Ketamine-assisted psychotherapy (KAP) isn’t simply about administering a medication, nor is it meant to be understood through a single classification. In practice, it is a structured, process-based modality delivered within collaborative models of care. Clinicians offering this work typically partner with established medical and psychiatric teams whose protocols are informed by large-scale research and extensive clinical experience.
In my own clinical work, this approach is not done in isolation. I partner with two established medical and psychiatric providers, one of whom has conducted extensive research on this modality and draws from data informed by the experiences of more than 80,000 patients. That depth of research and clinical observation helps guide screening, protocol development, and ongoing refinement of care, while the therapeutic work itself remains grounded in relationship, context, and integration rather than the medication alone.
This work emphasizes thoughtful screening, preparation, therapeutic support, and post-experience integration. The medication is only one component of a much larger therapeutic container. What matters most is how the experience is contextualized, supported, and meaningfully integrated afterward.
Conversations about ketamine often become narrowly focused on terminology—whether it is “psychedelic,” “dissociative,” or something else entirely. Precision does matter. At the same time, over-fixating on labels can obscure the broader clinical reality.
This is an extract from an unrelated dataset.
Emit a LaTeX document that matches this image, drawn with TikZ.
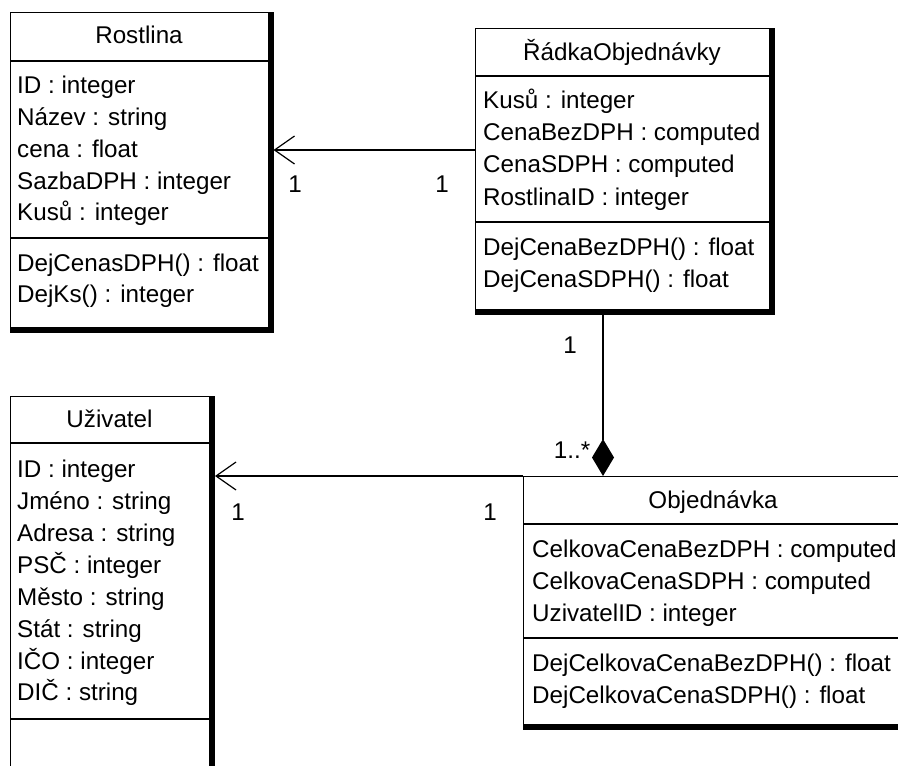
\documentclass[tikz,border=0pt]{standalone}
\usepackage{fontspec}
\setmainfont{Liberation Sans}
\usetikzlibrary{arrows.meta}
\tikzset{
  every node/.style={font=\fontsize{24.2}{29}\selectfont},
  umlbox/.style={draw, line width=1.3pt, fill=white, rectangle, anchor=north west, inner sep=0pt},
  txt/.style={anchor=base west, inner sep=0pt},
  ttl/.style={anchor=base, inner sep=0pt},
  mult/.style={anchor=base, inner sep=0pt},
  sep/.style={line width=1.3pt},
  conn/.style={line width=1.3pt},
  openarr/.style={-{Straight Barb[length=20pt,width=28pt,line width=1.2pt]}},
  comp/.style={-{Diamond[length=37pt,width=22pt]}},
}
\begin{document}
\begin{tikzpicture}[x=1pt,y=-1pt]
\useasboundingbox (0,0) rectangle (898,766);
\clip (0,0) rectangle (898,766);

% ---------- Rostlina ----------
\node[umlbox, minimum width=258pt, minimum height=315pt] (ro) at (10,12) {};
\fill (ro.north east) rectangle ([shift={(5pt,-5pt)}]ro.south east);
\fill (ro.south west) rectangle ([shift={(5pt,-5pt)}]ro.south east);
\draw[sep] (10,61) -- (268,61);
\draw[sep] (10,238) -- (268,238);
\node[ttl] (roT) at (139,43) {Rostlina};
\node[txt] (ro1) at (17,93) {ID : integer};
\node[txt] (ro2) at (17,125) {Název : string};
\node[txt] (ro3) at (17,157) {cena : float};
\node[txt] (ro4) at (17,189) {SazbaDPH : integer};
\node[txt] (ro5) at (17,220) {Kusů : integer};
\node[txt] (ro6) at (17,271.5) {DejCenasDPH() : float};
\node[txt] (ro7) at (17,302) {DejKs() : integer};

% ---------- RadkaObjednavky ----------
\node[umlbox, minimum width=294pt, minimum height=281pt] (ra) at (475,28) {};
\fill (ra.north east) rectangle ([shift={(5pt,-5pt)}]ra.south east);
\fill (ra.south west) rectangle ([shift={(5pt,-5pt)}]ra.south east);
\draw[sep] (475,76) -- (769,76);
\draw[sep] (475,222) -- (769,222);
\node[ttl] (raT) at (622,60) {ŘádkaObjednávky};
\node[txt] (ra1) at (483,108) {Kusů : integer};
\node[txt] (ra2) at (483,140) {CenaBezDPH : computed};
\node[txt] (ra3) at (483,172) {CenaSDPH : computed};
\node[txt] (ra4) at (483,205) {RostlinaID : integer};
\node[txt] (ra5) at (483,255) {DejCenaBezDPH() : float};
\node[txt] (ra6) at (483,287) {DejCenaSDPH() : float};

% ---------- Uzivatel ----------
\node[umlbox, minimum width=199pt, minimum height=420pt] (uz) at (10,396) {};
\fill (uz.north east) rectangle ([shift={(5pt,-5pt)}]uz.south east);
\draw[sep] (10,443) -- (209,443);
\draw[sep] (10,719) -- (209,719);
\node[ttl] (uzT) at (109.5,427) {Uživatel};
\node[txt] (uz1) at (17,477) {ID : integer};
\node[txt] (uz2) at (17,509) {Jméno : string};
\node[txt] (uz3) at (17,541) {Adresa : string};
\node[txt] (uz4) at (17,573) {PSČ : integer};
\node[txt] (uz5) at (17,605) {Město : string};
\node[txt] (uz6) at (17,637) {Stát : string};
\node[txt] (uz7) at (17,669) {IČO : integer};
\node[txt] (uz8) at (17,700) {DIČ : string};

% ---------- Objednavka ----------
\node[umlbox, minimum width=400pt, minimum height=248pt] (ob) at (523,476) {};
\fill (ob.south west) rectangle ([shift={(5pt,-5pt)}]ob.south east);
\draw[sep] (523,524) -- (923,524);
\draw[sep] (523,638) -- (923,638);
\node[ttl] (obT) at (713,508) {Objednávka};
\node[txt] (ob1) at (532,557) {CelkovaCenaBezDPH : computed};
\node[txt] (ob2) at (532,589) {CelkovaCenaSDPH : computed};
\node[txt] (ob3) at (532,621) {UzivatelID : integer};
\node[txt] (ob4) at (532,671) {DejCelkovaCenaBezDPH() : float};
\node[txt] (ob5) at (532,703) {DejCelkovaCenaSDPH() : float};

% ---------- connectors ----------
\coordinate (t1) at (273.5,150);
\coordinate (t2) at (215,476);
\coordinate (t3) at (603,476);
\draw[conn, openarr] (ra.west |- t1) -- (t1);
\draw[conn, openarr] (ob.north west) -- (t2);
\draw[conn, comp] (t3 |- ra.south) -- (t3);

% ---------- multiplicities ----------
\node[mult] (m1) at (295,192) {1};
\node[mult] (m2) at (442,192) {1};
\node[mult] (m3) at (238,520) {1};
\node[mult] (m4) at (490,520) {1};
\node[mult] (m5) at (570,353) {1};
\node[mult] (m6) at (572,458) {1..*};
\end{tikzpicture}
\end{document}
References to “psychedelic process” are often used not to equate ketamine with classical psychedelics, but to acknowledge the historical and research-informed understanding that altered states—when held ethically and therapeutically—can support insight, flexibility, and integration.
In many ways, these discussions mirror the very dynamics therapy aims to address. When thinking becomes rigid or polarized, nuance is lost. Therapeutic work, across modalities, often seeks to do the opposite: to support cognitive flexibility, perspective-shifting, and the ability to hold more than one truth at a time.
Ultimately, ketamine-assisted psychotherapy is not about fitting neatly into a category or winning a semantic debate. It is about process, collaboration, and care—and about meeting individuals where they are, rather than forcing complex experiences into overly narrow frameworks.